■ **Provided material**
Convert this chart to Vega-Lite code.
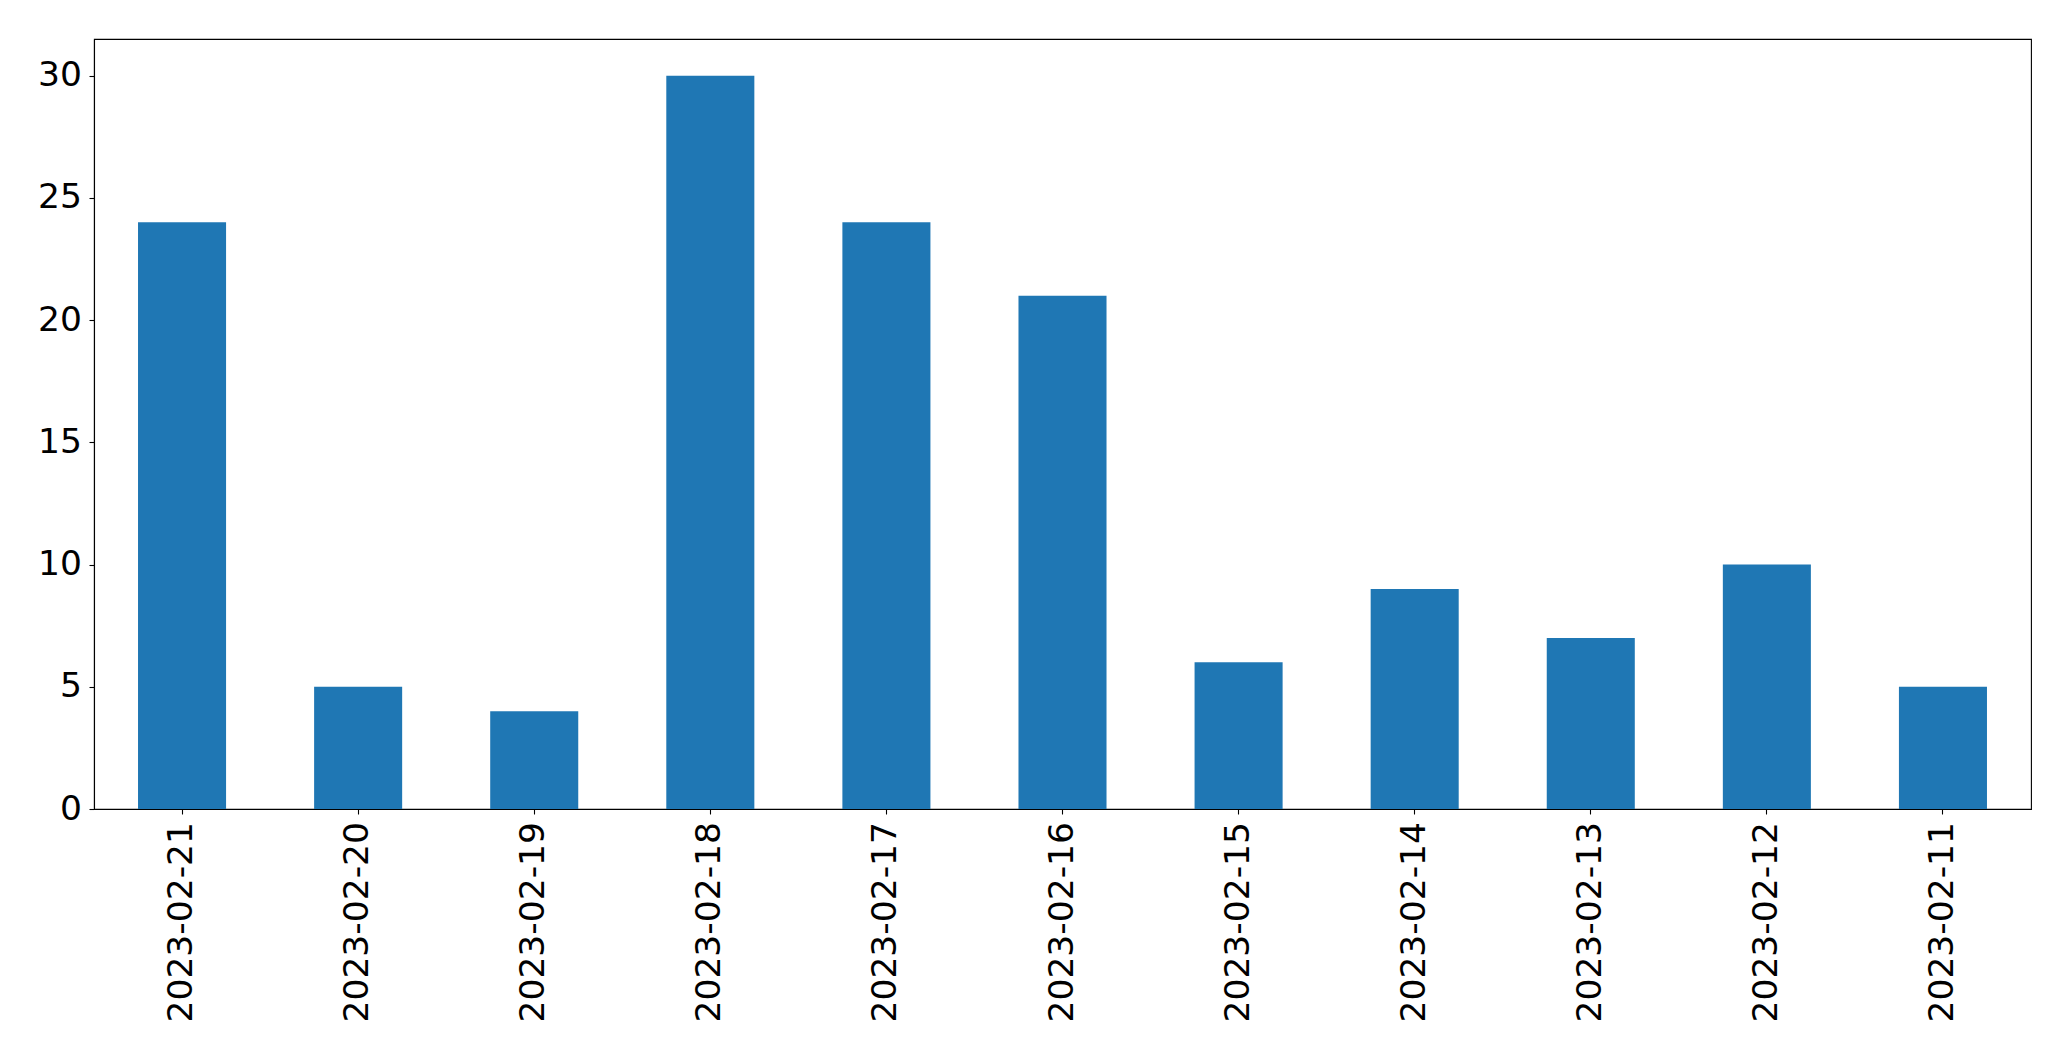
{
  "$schema": "https://vega.github.io/schema/vega-lite/v6.json",
  "autosize": "none",
  "padding": {"left": 94, "top": 39, "right": 40, "bottom": 252},
  "width": 1937,
  "height": 770,
  "background": "white",
  "config": {
    "view": {"stroke": "black", "strokeWidth": 1.1},
    "font": "DejaVu Sans"
  },
  "data": {
    "values": [
      {"date": "2023-02-21", "count": 24},
      {"date": "2023-02-20", "count": 5},
      {"date": "2023-02-19", "count": 4},
      {"date": "2023-02-18", "count": 30},
      {"date": "2023-02-17", "count": 24},
      {"date": "2023-02-16", "count": 21},
      {"date": "2023-02-15", "count": 6},
      {"date": "2023-02-14", "count": 9},
      {"date": "2023-02-13", "count": 7},
      {"date": "2023-02-12", "count": 10},
      {"date": "2023-02-11", "count": 5}
    ]
  },
  "mark": {"type": "bar", "color": "#1f77b4"},
  "encoding": {
    "x": {
      "field": "date",
      "type": "nominal",
      "sort": null,
      "scale": {"paddingInner": 0.5, "paddingOuter": 0.25},
      "axis": {
        "title": null,
        "labelAngle": -90,
        "labelFontSize": 34.5,
        "labelFont": "DejaVu Sans",
        "labelColor": "black",
        "labelPadding": 7.5,
        "labelLimit": 0,
        "tickSize": 5,
        "tickColor": "black",
        "tickWidth": 1.1,
        "domainColor": "black",
        "domainWidth": 1.1,
        "grid": false
      }
    },
    "y": {
      "field": "count",
      "type": "quantitative",
      "scale": {"domain": [0, 31.5], "nice": false, "zero": true},
      "axis": {
        "title": null,
        "values": [0, 5, 10, 15, 20, 25, 30],
        "labelFontSize": 34.5,
        "labelFont": "DejaVu Sans",
        "labelColor": "black",
        "labelPadding": 7.5,
        "tickSize": 5,
        "tickColor": "black",
        "tickWidth": 1.1,
        "domainColor": "black",
        "domainWidth": 1.1,
        "grid": false
      }
    }
  }
}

■ **Short task**
The material above must be printed exactly, with its pictures left out.

■ **Final result**
Convert this chart to Vega-Lite code.
{
  "$schema": "https://vega.github.io/schema/vega-lite/v6.json",
  "autosize": "none",
  "padding": {"left": 94, "top": 39, "right": 40, "bottom": 252},
  "width": 1937,
  "height": 770,
  "background": "white",
  "config": {
    "view": {"stroke": "black", "strokeWidth": 1.1},
    "font": "DejaVu Sans"
  },
  "data": {
    "values": [
      {"date": "2023-02-21", "count": 24},
      {"date": "2023-02-20", "count": 5},
      {"date": "2023-02-19", "count": 4},
      {"date": "2023-02-18", "count": 30},
      {"date": "2023-02-17", "count": 24},
      {"date": "2023-02-16", "count": 21},
      {"date": "2023-02-15", "count": 6},
      {"date": "2023-02-14", "count": 9},
      {"date": "2023-02-13", "count": 7},
      {"date": "2023-02-12", "count": 10},
      {"date": "2023-02-11", "count": 5}
    ]
  },
  "mark": {"type": "bar", "color": "#1f77b4"},
  "encoding": {
    "x": {
      "field": "date",
      "type": "nominal",
      "sort": null,
      "scale": {"paddingInner": 0.5, "paddingOuter": 0.25},
      "axis": {
        "title": null,
        "labelAngle": -90,
        "labelFontSize": 34.5,
        "labelFont": "DejaVu Sans",
        "labelColor": "black",
        "labelPadding": 7.5,
        "labelLimit": 0,
        "tickSize": 5,
        "tickColor": "black",
        "tickWidth": 1.1,
        "domainColor": "black",
        "domainWidth": 1.1,
        "grid": false
      }
    },
    "y": {
      "field": "count",
      "type": "quantitative",
      "scale": {"domain": [0, 31.5], "nice": false, "zero": true},
      "axis": {
        "title": null,
        "values": [0, 5, 10, 15, 20, 25, 30],
        "labelFontSize": 34.5,
        "labelFont": "DejaVu Sans",
        "labelColor": "black",
        "labelPadding": 7.5,
        "tickSize": 5,
        "tickColor": "black",
        "tickWidth": 1.1,
        "domainColor": "black",
        "domainWidth": 1.1,
        "grid": false
      }
    }
  }
}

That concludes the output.